Located near the Kasbah mosque, the 16th century Saadien Tombs are a short walk from La Bahia. Sultan Ahmed Al-Mansour defied the saying “you can’t take it with you” when he decided to go out with a bang, sparing no expense on his tomb built of imported Italian marble, stalactite plasterwork, mosaic tiles and even pure gold. At busy times there’s a line to glimpse inside the most famous part of the mausoleum, where Al-Mansour and his favorite family members are buried amidst 12 impressive marble columns. Lesser beings like court servants and wives low on the totem pole are buried nearby in simple garden plots, while Al-Mansour’s mother has her own small private room. One interesting thing to note: the tombs were sealed off after the collapse of the Saadien Dynasty under Moulay Ismail’s reign. He had many beautiful sights ransacked and destroyed under his rule, but left the tombs intact, probably due to superstitions about the dead. They remained hidden until 1917, when they were spotted from the air and subsequently restored and open to the public.

Jardin Majorelle

Jardin Majorelle, Marrakech by ninara on Flickr Jardin Majorelle, Marrakech by davidstanleytravel on Flickr

top photo: ninara; bottom: davidstanleytravel/Flickr

The Jardin Majorelle is a garden that was designed by French artist Jacques Majorelle, who spent 41 years turning it into a luxurious oasis. Years later, it was purchased and revived by fashion designer Yves Saint Laurent and his partner Pierre Bergé. When YSL passed away in 2008, his ashes were scattered at the Jardin Majorelle and a memorial was built there in his name.

It’s easy to see why YSL chose it as his final resting place: the garden is peaceful and colorful at the same time, with bold hues of blue and yellow popping alongside lush, leafy plants and cacti.

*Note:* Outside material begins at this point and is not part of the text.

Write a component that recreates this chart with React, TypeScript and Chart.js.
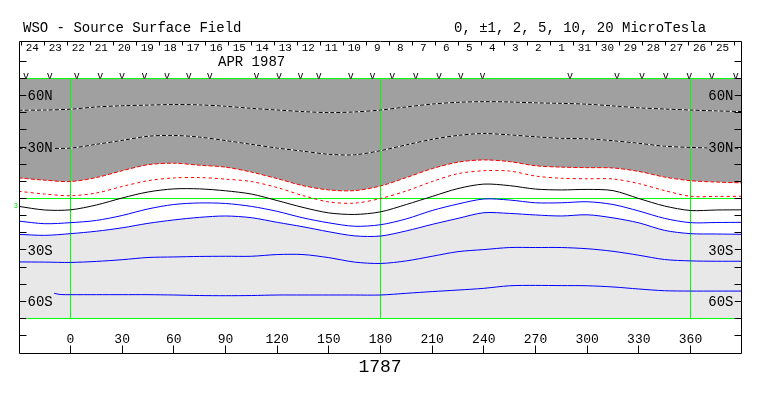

The fastest way to get to the Jardin Majorelle is a taxi. Taxis are easy to find in Marrakech, and should all be familiar with this popular tourist sight on Rue Yves Saint Laurent. Make sure you agree on a price before you get in, and feel free to negotiate.

Shopping in the Souks

The souks of Marrakech also offer some of the best shopping I’ve ever seen, with hand painted, hand carved home decor items that will cost you less than half of what you would pay in a boutique back home. It’s like Anthropologie but better, and 75% off. The second time I visited Marrakech, I was wise enough to leave plenty of extra space in my suitcase!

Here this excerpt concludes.